IIRC there was a school of thought when Thatcher started losing her marbles that she could continue as leader of the largest party, but step down as PM. It was a while ago, and I've been to sleep since then but I think the idea was to allow Hurd to pick up the PM role as he was an excellent parliamentarian, but when it came to leading the group he didn't quite cut it.

 
GuyBarry
1245124.  Wed Aug 09, 2017 6:59 am Reply with quote

suze wrote:

In theory she could carry on inviting people to form a government ad infinitum, but in practice she would almost certainly dissolve Parliament and call a new election once two people had come back to her saying that they were unable to form a government.


Sorry, but the Queen no longer has the power to dissolve Parliament at her own discretion (which in practice she only ever exercised on the advice of the Prime Minister). The Fixed-Term Parliaments Act 2011 changed all that.

There are now only two ways in which Parliament can be dissolved before the end of its five-year term. The first is that two-thirds of all MPs resolve "that there shall be an early parliamentary general election" - which we saw earlier this year. Theresa May wasn't able to go straight to the Queen and call for a dissolution as earlier PMs have done.

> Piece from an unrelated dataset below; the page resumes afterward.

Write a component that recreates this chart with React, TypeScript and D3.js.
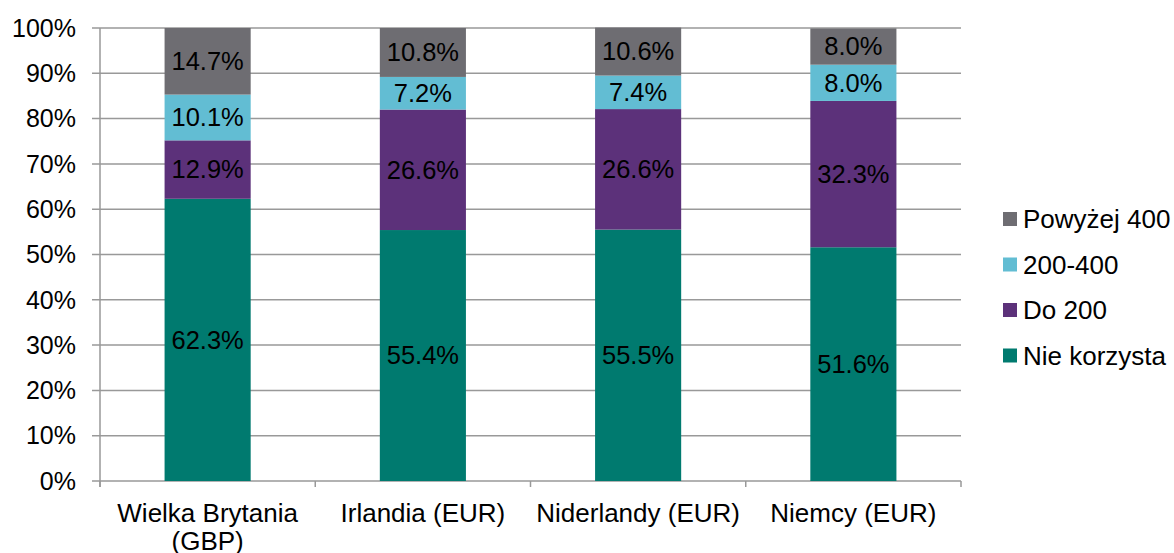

The second is that the House of Commons passes a resolution "that this House has no confidence in Her Majesty's Government", without passing a subsequent resolution "that this House has confidence in Her Majesty's Government" within fourteen days.

So if the PM tries to form a Government but loses a vote of confidence, then the House has fourteen days to try to put together a new Government that can command a majority. If it fails to do so then Parliament is dissolved and there are fresh elections.

One thing I'm not sure about is whether defeat of a Queen's Speech would be regarded as losing a vote of confidence. The legislation specifies the precise wording of the resolution, so the answer would appear to be no. However, if a Queen's Speech were defeated, I imagine that the Opposition would immediately table a vote of no confidence.

But it's all uncharted territory at the moment.

 
suze
1245126.  Wed Aug 09, 2017 7:32 am Reply with quote

The mechanism is more complicated than it used to be, but the outcome is probably still the same.

Until such time as someone has been able to form a new government and has kissed hands with the Queen to become Prime Minister, the previous PM still holds that office.

Parliament usually sits for the first time on the Tuesday five days after the election, so that all the MPs can be sworn in and a Speaker can be elected. The Queen's Speech follows the next week.

If it were abundantly clear that no one was able to form a government - as in practice it would be if both the Conservative and Labour leaders had said that they couldn't do it - the Queen's Speech would in effect be blank. All it would say is "My government will call a vote to dissolve Parliament and hold a general election", and the Queen would probably delegate the task of delivering it.

The PM would then propose that vote immediately. Dennis Skinner would be given five minutes to raise an objection, and Ken Clarke would be given two minutes to say "Calm down, old thing. Fancy a pint?". Then the vote would pass since any measure will pass if Conservative and Labour are in agreement, and the Queen would issue the formal proclamation of a dissolution of Parliament and a general election the following day.

 
'yorz
1245128.  Wed Aug 09, 2017 7:50 am Reply with quote

suze wrote:
someone has been able to form a new government and has kissed hands with the Queen

To me, that expression implies that the queen has kissed that someone's hands as well. ;-)

 
suze
1245131.  Wed Aug 09, 2017 7:57 am Reply with quote

In fact, no hands actually get kissed.

See post 708585, which is devoted to the matter.